Defendants' proposed construction: Information for connecting to
a web site, URL or Internet address.
c.
Court's construction: Information identifying (electronic) location.
The term "address information" appears in claims 1 and 2, but does not appear at all in
the specification. The specification states, "[T]he present invention provides a technique to
embed a message in a visual image without obtrusive features that draw attention from the visual
image." (D.I. 1-2 at 26, col. 3:66-4:2). "An example of such is embedding a hyperlink address
such as a URL address ("web-site address["]) in an image printed on paper." (Id. at col. 4:2-5).

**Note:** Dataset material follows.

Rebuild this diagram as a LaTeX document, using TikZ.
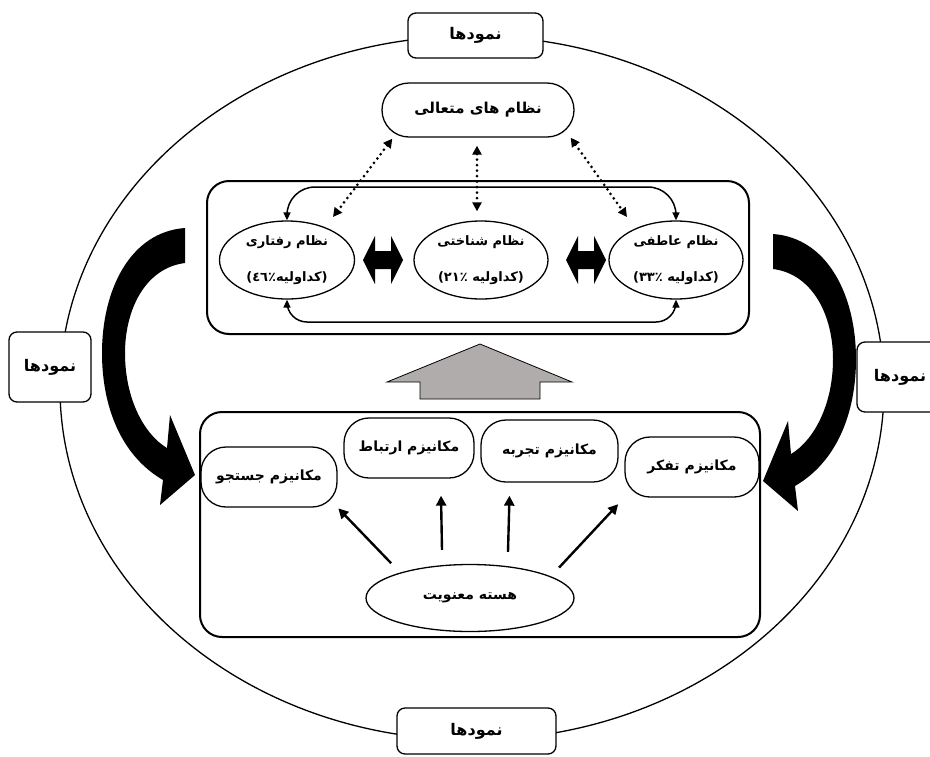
\documentclass[tikz,border=0pt]{standalone}
\usepackage{fontspec}
\usetikzlibrary{shapes.geometric,calc,arrows.meta}
\TeXXeTstate=1
\newfontfamily\farsi[Script=Arabic]{DejaVu Sans}
\newfontfamily\dvsans{DejaVu Sans}
\definecolor{liftgray}{RGB}{176,172,172}
\newcommand\bendarrow{(185,228) -- (185,263) .. controls (145,268) and (125,310) .. (125,353) .. controls (125,400) and (145,435) .. (167,448) -- (170,415) -- (195,475) -- (160,505) -- (163,480) .. controls (120,455) and (102,405) .. (102,353) .. controls (102,290) and (130,232) .. (185,228) -- cycle}
\newcommand\share[2]{{\dvsans(}#1\kern0pt٪#2\kern0pt کداولیه{\dvsans)}}
\tikzset{
  nemud/.style={draw, line width=1.3pt, fill=white, rounded corners=8pt, inner sep=0pt, font=\farsi\bfseries\fontsize{16}{18}\selectfont},
  panel/.style={draw, line width=2pt, rounded corners=22pt, inner sep=0pt},
  sysnode/.style={ellipse, draw, line width=1.3pt, align=center, inner sep=0pt, minimum height=78pt, font=\farsi\bfseries\fontsize{13}{15}\selectfont},
  mech/.style={draw, line width=1.3pt, rounded corners=25pt, inner sep=0pt, minimum height=60pt, font=\farsi\bfseries\fontsize{14}{16}\selectfont},
  push/.style={line width=2.4pt, -{Triangle[length=10pt,width=10pt]}},
  wrap/.style={line width=1.5pt, {Triangle[length=8pt,width=7pt]}-{Triangle[length=8pt,width=7pt]}},
  reach/.style={line width=3pt, line cap=round, dash pattern=on 0pt off 5.5pt, {Triangle[length=9pt,width=9pt]}-{Triangle[length=9pt,width=9pt]}}
}
\begin{document}
\begin{tikzpicture}[x=1pt,y=-1pt]
\useasboundingbox (0,0) rectangle (930,756);
\draw[line width=1.3pt] (472,388) ellipse [x radius=412, y radius=352];
\path
	(475.5,35.5) node[nemud, minimum width=135pt, minimum height=45pt] (ntop) {\beginR نمودها\endR}
	(476.5,731) node[nemud, minimum width=159pt, minimum height=46pt] (nbot) {\beginR نمودها\endR}
	(50,367) node[nemud, minimum width=82pt, minimum height=70pt] (nleft) {\beginR نمودها\endR}
	(900,377) node[nemud, minimum width=86pt, minimum height=70pt] (nright) {\beginR نمودها\endR};
\path
	(478,110) node[draw, line width=1.3pt, rounded corners=27pt, minimum width=192pt, minimum height=54pt, font=\farsi\bfseries\fontsize{15}{17}\selectfont] (trans) {\beginR نظام های متعالی\endR}
	(478,257.5) node[panel, minimum width=542pt, minimum height=153pt] (upper) {}
	(480,524.5) node[panel, minimum width=560pt, minimum height=225pt] (lower) {};
\path
	(287,260) node[sysnode, minimum width=135pt] (beh) {\beginR نظام رفتاری\endR\\[21pt]\share{٤٦}{}}
	(481,260) node[sysnode, minimum width=134pt] (cog) {\beginR نظام شناختی\endR\\[21pt]\share{٢١}{\ }}
	(676,260) node[sysnode, minimum width=134pt] (emo) {\beginR نظام عاطفی\endR\\[21pt]\share{٣٣}{\ }};
\foreach \cx in {383,586}
	\fill[shift={(\cx,260)}] (-20,0) -- (-8,-24) -- (-8,-9) -- (8,-9) -- (8,-24) -- (20,0) -- (8,24) -- (8,9) -- (-8,9) -- (-8,24) -- cycle;
\draw[wrap, rounded corners=28pt] (beh.north) -- (beh.north |- 0,187) -- (emo.north |- 0,187) -- (emo.north);
\draw[wrap, rounded corners=20pt] (beh.south) -- (beh.south |- 0,322) -- (emo.south |- 0,322) -- (emo.south);
\draw[reach] ($(trans.south west)+(11,1)$) -- ($(beh.center)+(46,-43)$);
\draw[reach] ($(trans.south)+(-1,8)$) -- ($(cog.north)+(-4,-9)$);
\draw[reach] ($(trans.south east)+(-4,0)$) -- ($(emo.center)+(-49,-43)$);
\filldraw[fill=liftgray, line width=0.8pt] (480,344) -- (572,382) -- (540,382) -- (540,399) -- (420,399) -- (420,382) -- (387,382) -- cycle;
\fill \bendarrow;
\fill[shift={(958,6)}, xscale=-1] \bendarrow;
\path
	(269,477) node[mech, minimum width=136pt] (search) {\beginR مکانیزم جستجو\endR}
	(409,448) node[mech, minimum width=130pt] (link) {\beginR مکانیزم ارتباط\endR}
	(549.5,451) node[mech, minimum width=137pt, minimum height=62pt] (exper) {\beginR مکانیزم تجربه\endR}
	(692,467) node[mech, minimum width=134pt] (think) {\beginR مکانیزم تفکر\endR}
	(470,598) node[ellipse, draw, line width=1.3pt, minimum width=208pt, minimum height=67pt, inner sep=0pt, font=\farsi\bfseries\fontsize{14}{16}\selectfont] (core) {\beginR هسته معنویت\endR};
\draw[push, shorten <=13pt, shorten >=1pt] (core.160) -- (search.south east);
\draw[push] ($(core.north)+(-28,-14)$) -- ($(link.south)+(32,17)$);
\draw[push] ($(core.north)+(38,-12)$) -- ($(exper.south)+(-40,13)$);
\draw[push, shorten <=12pt, shorten >=9pt] (core.15) -- (think.south west);
\end{tikzpicture}
\end{document}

The specification also teaches that "[t]he present technique provides a process, as well as a
device to enable a web site to be printed to retain the visual image, yet allowing an electronic
reader to read the image and direct the web browser to connect to that web site." (Id. at 25, col.

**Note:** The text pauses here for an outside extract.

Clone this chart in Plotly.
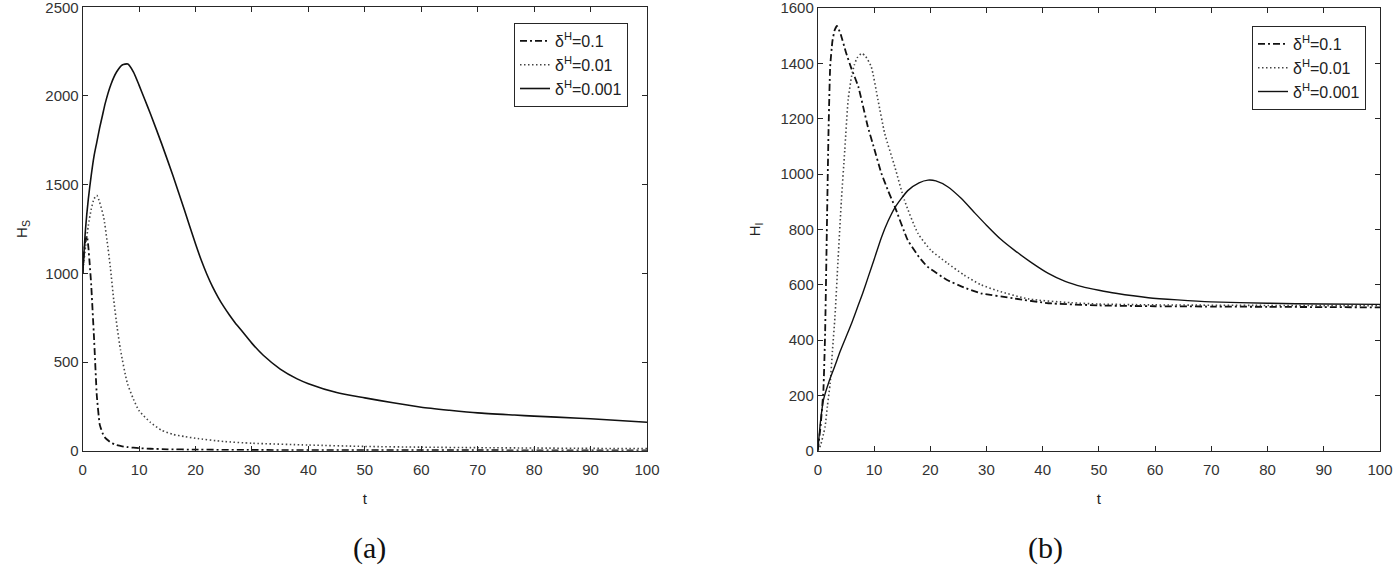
import plotly.graph_objects as go

# ---------------- data: panel (a) H_S ----------------
t_s_01 = [0, 0.25, 0.5, 0.75, 1, 1.25, 1.5, 2, 2.5, 3, 3.5, 4, 5, 6, 7, 8, 10, 12, 15, 20, 30, 50, 70, 100]
hs_01 = [1000, 1120, 1190, 1210, 1150, 1050, 940, 640, 310, 150, 100, 72, 45, 32, 25, 20, 14, 11, 8, 6, 4, 3, 2.5, 2]

t_s_001 = [0, 0.5, 1, 1.5, 2, 2.5, 3, 3.7, 4.3, 4.9, 5.5, 6.1, 6.7, 7.9, 9, 10, 12, 14, 16, 18, 20, 25, 30, 40, 50, 60, 70, 80, 90, 100]
hs_001 = [1000, 1150, 1270, 1360, 1420, 1440, 1400, 1319, 1188, 1034, 849, 697, 568, 382, 290, 225, 160, 115, 92, 80, 70, 52, 42, 32, 24, 20, 17, 15, 13, 12]

t_s_0001 = [0, 0.5, 1, 1.5, 2, 2.5, 3, 3.5, 4, 5, 6, 7, 8, 9, 10, 11, 12, 14, 16, 18, 20, 21, 22, 23, 24, 25, 26, 27, 28, 30, 32, 35, 38, 40, 45, 50, 55, 60, 65, 70, 76.5, 80, 88, 90, 100]
hs_0001 = [1000, 1250, 1420, 1550, 1660, 1740, 1820, 1890, 1960, 2065, 2135, 2175, 2180, 2135, 2060, 1980, 1900, 1730, 1550, 1360, 1165, 1075, 995, 925, 865, 812, 765, 722, 683, 605, 538, 460, 405, 378, 328, 298, 270, 245, 228, 213, 201, 195, 183, 180, 160]

# ---------------- data: panel (b) H_I ----------------
t_i_01 = [0, 0.5, 1, 1.3, 1.6, 1.9, 2.2, 2.6, 3, 3.4, 4, 5, 6, 7.2, 8.9, 10, 11.3, 12.5, 13.7, 16, 18, 19.5, 23, 26, 29, 35, 41, 50, 60, 70, 80, 90, 100]
hi_01 = [0, 90, 220, 425, 786, 1148, 1388, 1480, 1520, 1535, 1510, 1440, 1380, 1316, 1171, 1094, 1003, 940, 882, 761, 700, 665, 617, 590, 569, 550, 533, 525, 522, 521, 520, 519, 518]

t_i_001 = [0, 0.5, 1, 1.3, 1.7, 2.2, 2.6, 3.05, 3.6, 4.2, 4.8, 5.4, 6, 6.5, 7, 7.8, 8.5, 9.5, 10.7, 11.9, 13.7, 15.4, 17.8, 20.1, 23.1, 26, 29, 32, 37.6, 45, 50, 60, 80, 100]
hi_001 = [0, 20, 60, 87, 160, 244, 360, 484, 689, 906, 1087, 1268, 1352, 1394, 1420, 1436, 1425, 1388, 1268, 1147, 1026, 906, 786, 725, 677, 635, 600, 578, 548, 535, 530, 527, 525, 524]

t_i_0001 = [0, 0.5, 1, 2, 3, 4, 5, 6, 7, 8, 9, 10, 11.3, 12.5, 13.7, 16, 18, 19.6, 21, 23.1, 25.5, 27.8, 30, 32.5, 35, 38, 41, 44, 47, 50, 53, 58.8, 64, 70, 80, 90, 100]
hi_0001 = [0, 110, 183, 250, 304, 360, 410, 460, 515, 570, 630, 690, 770, 830, 878, 940, 968, 978, 975, 954, 912, 862, 815, 765, 724, 680, 641, 612, 593, 580, 569, 553, 545, 538, 533, 530, 529]

labels = ["δ<sup>H</sup>=0.1", "δ<sup>H</sup>=0.01", "δ<sup>H</sup>=0.001"]

FONT = "Liberation Sans, Arial, sans-serif"
SERIF = "Liberation Serif, DejaVu Serif, serif"
dashdot = "7px,3px,2px,3px"
dotted = "1.5px,2.5px"

fig = go.Figure()

def add(x, y, name, dash, color, width, xa, ya, legend, smooth=0.6):
    fig.add_trace(go.Scatter(x=x, y=y, mode="lines", name=name,
                             line=dict(color=color, width=width, dash=dash,
                                       shape="spline", smoothing=smooth),
                             xaxis=xa, yaxis=ya, legend=legend))

add(t_s_01, hs_01, labels[0], dashdot, "#111111", 1.8, "x", "y", "legend", 0.3)
add(t_s_001, hs_001, labels[1], dotted, "#444444", 1.6, "x", "y", "legend")
add(t_s_0001, hs_0001, labels[2], "solid", "#111111", 1.6, "x", "y", "legend")

add(t_i_01, hi_01, labels[0], dashdot, "#111111", 1.8, "x2", "y2", "legend2", 0.4)
add(t_i_001, hi_001, labels[1], dotted, "#444444", 1.6, "x2", "y2", "legend2")
add(t_i_0001, hi_0001, labels[2], "solid", "#111111", 1.4, "x2", "y2", "legend2")

W, H = 1396, 567
ybot = 1 - 450.7 / H
ytop = 1 - 7.3 / H

axis_common = dict(showline=True, linecolor="#262626", linewidth=1, mirror="ticks",
                   ticks="inside", ticklen=5, tickcolor="#262626", showgrid=False,
                   zeroline=False, automargin=False, ticklabeloverflow="allow",
                   tickfont=dict(family=FONT, size=15, color="#333333"))
title_font = dict(size=15, family=FONT, color="#222222")
legend_common = dict(xanchor="right", yanchor="top", bordercolor="#262626", borderwidth=1,
                     bgcolor="white", font=dict(family=FONT, size=16, color="#222222"),
                     tracegroupgap=0)

fig.update_layout(
    width=W, height=H,
    margin=dict(l=0, r=0, t=0, b=0, autoexpand=False),
    paper_bgcolor="white", plot_bgcolor="white",
    font=dict(family=FONT, color="#222222"),
    xaxis=dict(domain=[82.7 / W, 647 / W], range=[0, 100], dtick=10, anchor="y",
               ticklabelstandoff=5,
               title=dict(text="t", font=title_font, standoff=16), **axis_common),
    yaxis=dict(domain=[ybot, ytop], range=[0, 2500.01], tickvals=[0, 500, 1000, 1500, 2000, 2500],
               anchor="x", title=dict(text="H<sub>S</sub>", font=title_font, standoff=14), **axis_common),
    xaxis2=dict(domain=[817.8 / W, 1380 / W], range=[0, 100], dtick=10, anchor="y2",
                ticklabelstandoff=5,
                title=dict(text="t", font=title_font, standoff=16), **axis_common),
    yaxis2=dict(domain=[ybot, 1 - 8 / H], range=[0, 1600.01],
                tickvals=[0, 200, 400, 600, 800, 1000, 1200, 1400, 1600], anchor="x2",
                title=dict(text="H<sub>I</sub>", font=title_font, standoff=16), **axis_common),
    legend=dict(x=628 / W, y=1 - 23 / H, **legend_common),
    legend2=dict(x=1366 / W, y=1 - 26 / H, **legend_common),
    showlegend=True,
    annotations=[
        dict(text="(a)", x=369 / W, y=1 - 548 / H, xref="paper", yref="paper",
             xanchor="center", yanchor="middle",
             showarrow=False, font=dict(family=SERIF, size=30, color="#111111")),
        dict(text="(b)", x=1045 / W, y=1 - 548 / H, xref="paper", yref="paper",
             xanchor="center", yanchor="middle",
             showarrow=False, font=dict(family=SERIF, size=30, color="#111111")),
    ],
)

fig.write_html("out.html", config={"displayModeBar": False},
               post_script="document.body.style.margin='0';document.body.style.overflow='hidden';")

2:19-23). Every time the word "address" is used in the specification it is referring to a website,
IO
URL, or Internet address. Thus, the embedded "address information" generally identifies an
electronic location.
7.
"data communication application"
a.
Plaintiff's proposed construction: Plain and ordinary meaning.
b.
Defendants' proposed construction: An application that
communicates data from one device to another.
c.
Court's construction: No construction is necessary.
Leapfrog's proposed construction adds a limitation that the data must communicate
"from one device to another," which is not supported by the specification. The term "data
communication application" does not appear at all in the specification. The term is made of
ordinary English words that a jury would not have trouble understanding. Therefore, no
construction is necessary.
IV.
CONCLUSION
Within five days the parties shall submit a proposed order consistent with this
memorandum opinion suitable for submission to the jury.